WRITTEN TASK:
Without the pictures, output the lines of the material from the very first through the one that holds "from matplotlib.colors import".

DATA FOR THIS EXERCISE:

☆ ☆ ☆ ☆

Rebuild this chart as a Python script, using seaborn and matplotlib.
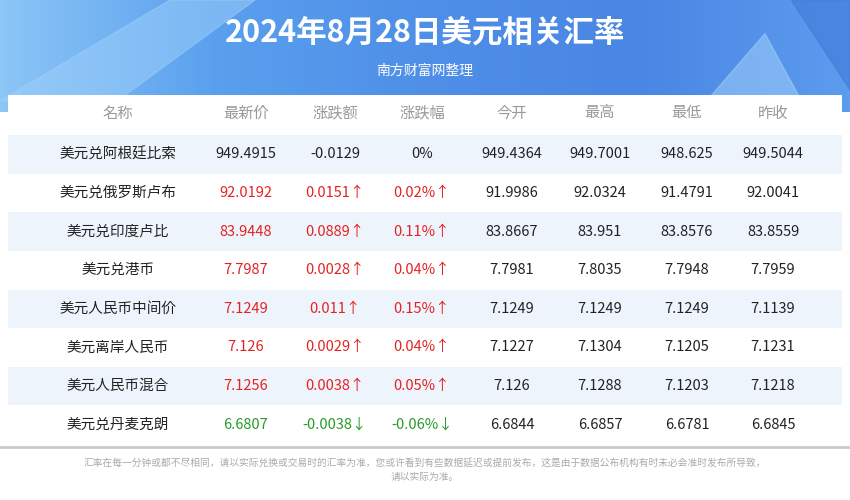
import numpy as np
import pandas as pd
import seaborn as sns
import matplotlib
matplotlib.use("Agg")
import matplotlib.pyplot as plt
from matplotlib.patches import FancyBboxPatch, Polygon
from matplotlib.colors import LinearSegmentedColormap

FONT = ["Noto Sans CJK JP", "Noto Sans SC", "DejaVu Sans"]
plt.rcParams["font.family"] = FONT

title = "2024年8月28日美元相关汇率"
subtitle = "南方财富网整理"
columns = ["名称", "最新价", "涨跌额", "涨跌幅", "今开", "最高", "最低", "昨收"]
names = ["美元兑阿根廷比索", "美元兑俄罗斯卢布", "美元兑印度卢比", "美元兑港币",
         "美元人民币中间价", "美元离岸人民币", "美元人民币混合", "美元兑丹麦克朗"]
latest = ["949.4915", "92.0192", "83.9448", "7.7987", "7.1249", "7.126", "7.1256", "6.6807"]
change = ["-0.0129", "0.0151", "0.0889", "0.0028", "0.011", "0.0029", "0.0038", "-0.0038"]
change_pct = ["0%", "0.02%", "0.11%", "0.04%", "0.15%", "0.04%", "0.05%", "-0.06%"]
open_ = ["949.4364", "91.9986", "83.8667", "7.7981", "7.1249", "7.1227", "7.126", "6.6844"]
high = ["949.7001", "92.0324", "83.951", "7.8035", "7.1249", "7.1304", "7.1288", "6.6857"]
low = ["948.625", "91.4791", "83.8576", "7.7948", "7.1249", "7.1205", "7.1203", "6.6781"]
prev = ["949.5044", "92.0041", "83.8559", "7.7959", "7.1139", "7.1231", "7.1218", "6.6845"]
footer = ["汇率在每一分钟或都不尽相同，请以实际兑换或交易时的汇率为准，您或许看到有些数据延迟或提前发布，这是由于数据公布机构有时未必会准时发布所导致，",
          "请以实际为准。"]

W, H = 850, 500
fig = plt.figure(figsize=(8.5, 5), dpi=100)
fig.patch.set_facecolor("white")

bg = fig.add_axes([0, 1 - 112 / H, 1, 112 / H])
grad = np.linspace(0, 1, 256)[None, :]
cm = LinearSegmentedColormap.from_list("b", ["#8cc6f7", "#5aa0ee", "#4f8fe8", "#4a86e4", "#5c9cee"])
bg.imshow(grad, aspect="auto", cmap=cm, extent=[0, 1, 0, 1])
bg.add_patch(Polygon([[0.0, 0.1], [0.2, 1], [0.3, 1], [0.12, 0.0]], color="#9fd0fa", alpha=0.5))
bg.add_patch(Polygon([[0.82, 0.0], [0.9, 0.7], [0.95, 0.0]], color="#a8d4fa", alpha=0.5))
bg.add_patch(Polygon([[0.93, 1], [1.0, 1], [1.0, 0.2]], color="#3f7ad8", alpha=0.6))
bg.set_xlim(0, 1); bg.set_ylim(0, 1); bg.axis("off")

fig.text(0.5, 1 - 33 / H, title, ha="center", va="center", color="white",
         fontsize=22, fontweight="bold")
fig.text(0.5, 1 - 71 / H, subtitle, ha="center", va="center", color="white", fontsize=10)

card = fig.add_axes([8 / W, 1 - 447 / H, 834 / W, (447 - 95) / H])
card.set_xlim(0, 1); card.set_ylim(0, 1); card.axis("off")
card.add_patch(FancyBboxPatch((0, 0), 1, 1.05, boxstyle="round,pad=0,rounding_size=0.015",
                              facecolor="white", edgecolor="none", mutation_aspect=2.4))

n = len(names)
stripe = pd.DataFrame({"s": [1 if i % 2 == 0 else 0 for i in range(n)]})
ax = fig.add_axes([8 / W, 1 - 444 / H, 834 / W, (444 - 135) / H])
sns.heatmap(stripe, ax=ax, cmap=["#ffffff", "#eef4fc"], cbar=False,
            linewidths=0, xticklabels=False, yticklabels=False)
ax.set_xlim(0, 1)

colx = [118, 246, 335, 422, 512, 600, 687, 773]
for c, x in zip(columns, colx):
    fig.text(x / W, 1 - 113 / H, c, ha="center", va="center", color="#999999", fontsize=11)

red, green, black = "#e52222", "#279a2a", "#222222"
for i in range(n):
    y = i + 0.5
    p = change_pct[i]
    up = not p.startswith("-") and p != "0%"
    down = p.startswith("-")
    col = red if up else (green if down else black)
    arrow = "↑" if up else ("↓" if down else "")
    vals = [(names[i], black), (latest[i], col), (change[i] + arrow, col),
            (change_pct[i] + arrow, col), (open_[i], black), (high[i], black),
            (low[i], black), (prev[i], black)]
    for (t, c), x in zip(vals, colx):
        ax.text((x - 8) / 834, y, t, ha="center", va="center", color=c, fontsize=10.5)

fig.add_artist(plt.Line2D([0, 1], [1 - 447 / H] * 2, color="#c8cad0", lw=2))
fig.text(0.5, 1 - 463 / H, footer[0], ha="center", va="center", color="#aaaaaa", fontsize=7)
fig.text(0.5, 1 - 477 / H, footer[1], ha="center", va="center", color="#aaaaaa", fontsize=7)

fig.savefig("out.png", dpi=100)
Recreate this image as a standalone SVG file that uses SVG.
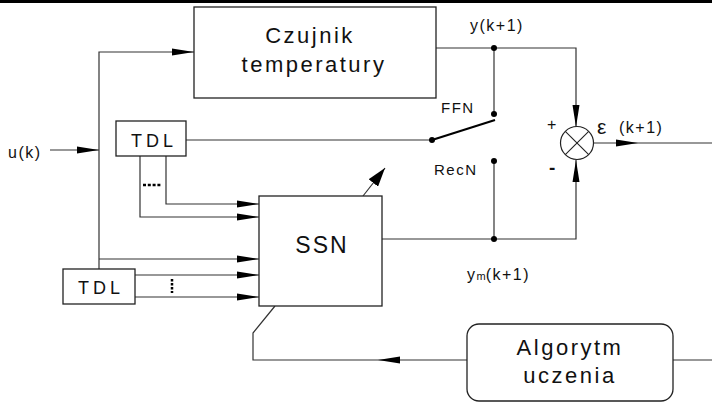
<svg xmlns="http://www.w3.org/2000/svg" width="712" height="404" viewBox="0 0 712 404">
<style>
.box{fill:#fff;stroke:#222;stroke-width:1.3}
.ln{fill:none;stroke:#333;stroke-width:1.2}
.t{font-family:"Liberation Sans",Arial,sans-serif;fill:#111}
.big{font-size:22px;letter-spacing:2.5px}
.mid{font-size:18px;letter-spacing:4px}
.sm{font-size:16px;letter-spacing:1.5px}
.lab{font-size:15px;letter-spacing:1.5px}
.dot{fill:#000}
</style>
<defs>
<marker id="ah" markerUnits="userSpaceOnUse" markerWidth="24" markerHeight="8" refX="22" refY="4" orient="auto">
<path d="M0,0.5 L22,4 L0,7.5 z" fill="#000"/>
</marker>
<marker id="ah2" markerUnits="userSpaceOnUse" markerWidth="20" markerHeight="12" refX="19" refY="6" orient="auto">
<path d="M0,0 L19,6 L0,12 z" fill="#000"/>
</marker>
</defs>
<rect x="0" y="0" width="712" height="3" fill="#000"/>

<g id="connectors">
<line class="ln" x1="50" y1="150" x2="99" y2="150" marker-end="url(#ah)"/>
<polyline class="ln" points="99,269 99,52 194,52" marker-end="url(#ah)"/>
<line class="ln" x1="99" y1="259" x2="259" y2="259" marker-end="url(#ah)"/>
<polyline class="ln" points="166,156 166,204 259,204" marker-end="url(#ah)"/>
<polyline class="ln" points="140,156 140,217 259,217" marker-end="url(#ah)"/>
<line class="ln" x1="135" y1="275" x2="259" y2="275" marker-end="url(#ah)"/>
<line class="ln" x1="135" y1="297" x2="259" y2="297" marker-end="url(#ah)"/>
<line x1="143" y1="185" x2="161" y2="185" stroke="#000" stroke-width="2.5" stroke-dasharray="3,1.8"/>
<line x1="172" y1="279" x2="172" y2="293" stroke="#000" stroke-width="2.5" stroke-dasharray="2.5,1.5"/>
<line class="ln" x1="186" y1="140" x2="432" y2="140"/>
<line x1="432" y1="140" x2="495" y2="120" stroke="#000" stroke-width="2.2"/>
<polyline class="ln" points="436,48 576,48 576,127" marker-end="url(#ah)"/>
<line class="ln" x1="494" y1="48" x2="494" y2="114"/>
<polyline class="ln" points="382,239 576,239 576,160" marker-end="url(#ah)"/>
<line class="ln" x1="494" y1="161" x2="494" y2="239"/>
<line class="ln" x1="594" y1="143" x2="638" y2="143" marker-end="url(#ah)"/>
<line class="ln" x1="638" y1="143" x2="712" y2="143"/>
<line class="ln" x1="673" y1="360" x2="712" y2="360"/>
<line class="ln" x1="467" y1="360" x2="378" y2="360" marker-end="url(#ah)"/>
<polyline class="ln" points="378,360 253,360 253,333 275,306"/>
<line class="ln" x1="363" y1="196" x2="385" y2="168" marker-end="url(#ah2)"/>
<circle class="dot" cx="494" cy="48" r="3"/>
<circle class="dot" cx="494" cy="114" r="3"/>
<circle class="dot" cx="494" cy="161" r="3"/>
<circle class="dot" cx="432" cy="140" r="3"/>
<circle class="dot" cx="494" cy="239" r="3"/>
</g>

<g id="czujnik">
<rect class="box" x="194" y="7" width="242" height="91"/>
<text class="t big" x="310" y="43" text-anchor="middle">Czujnik</text>
<text class="t big" x="314" y="72" text-anchor="middle">temperatury</text>
</g>

<g id="tdl1">
<rect class="box" x="116" y="121" width="70" height="35"/>
<text class="t mid" x="154" y="147" text-anchor="middle">TDL</text>
</g>

<g id="tdl2">
<rect class="box" x="63" y="269" width="72" height="35"/>
<text class="t mid" x="101" y="294" text-anchor="middle">TDL</text>
</g>

<g id="ssn">
<rect class="box" x="259" y="196" width="123" height="110"/>
<text class="t" x="322" y="253" text-anchor="middle" font-size="23" letter-spacing="2">SSN</text>
</g>

<g id="sum">
<circle cx="577" cy="143" r="16.5" fill="#fff" stroke="#222" stroke-width="1.2"/>
<line x1="565.3" y1="131.3" x2="588.7" y2="154.7" stroke="#222" stroke-width="1.1"/>
<line x1="588.7" y1="131.3" x2="565.3" y2="154.7" stroke="#222" stroke-width="1.1"/>
</g>

<g id="algorytm">
<rect class="box" x="467" y="324" width="206" height="77" rx="12"/>
<text class="t big" x="570" y="355" text-anchor="middle">Algorytm</text>
<text class="t big" x="570" y="383" text-anchor="middle">uczenia</text>
</g>

<g id="labels">
<text class="t sm" x="8" y="158">u(k)</text>
<text class="t sm" x="470" y="31">y(k+1)</text>
<text class="t lab" x="441" y="113">FFN</text>
<text class="t lab" x="434" y="175">RecN</text>
<text class="t" x="547" y="130" font-size="16">+</text>
<text class="t" x="549" y="174" font-size="19" font-weight="bold">-</text>
<text class="t" x="597" y="134" font-size="21">ε</text>
<text class="t sm" x="619" y="133">(k+1)</text>
<text class="t sm" x="467" y="280">y<tspan font-size="11" letter-spacing="0">m</tspan>(k+1)</text>
</g>
</svg>
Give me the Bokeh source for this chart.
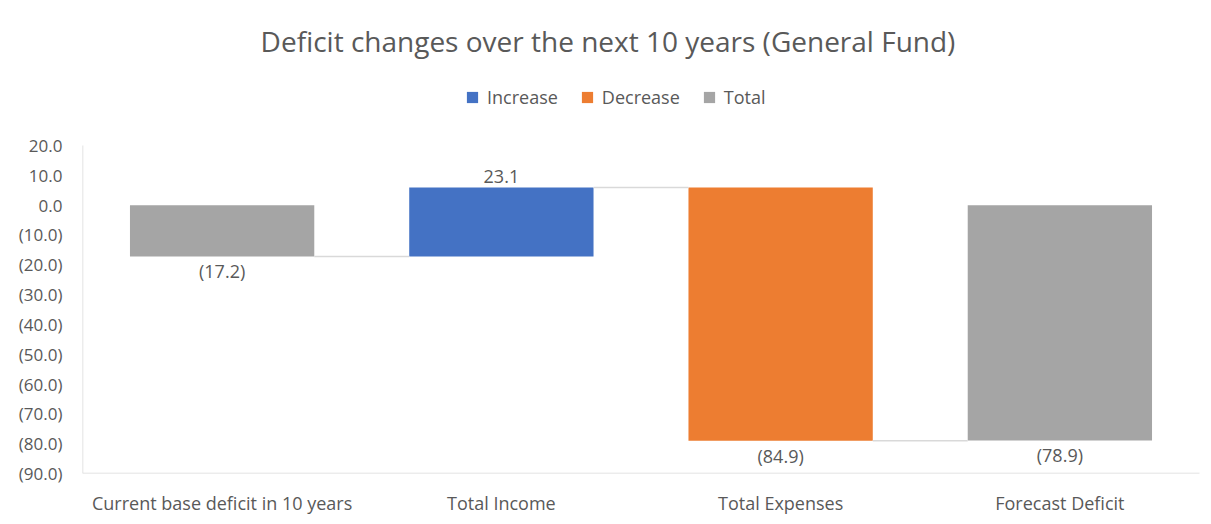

☆ ☆ ☆ ☆

TASK ANSWER:
Rebuild this chart as a Python script, using seaborn and matplotlib.
import numpy as np
import pandas as pd
import seaborn as sns
import matplotlib
matplotlib.use("Agg")
import matplotlib.pyplot as plt
from matplotlib.patches import FancyBboxPatch, Polygon
from matplotlib.colors import LinearSegmentedColormap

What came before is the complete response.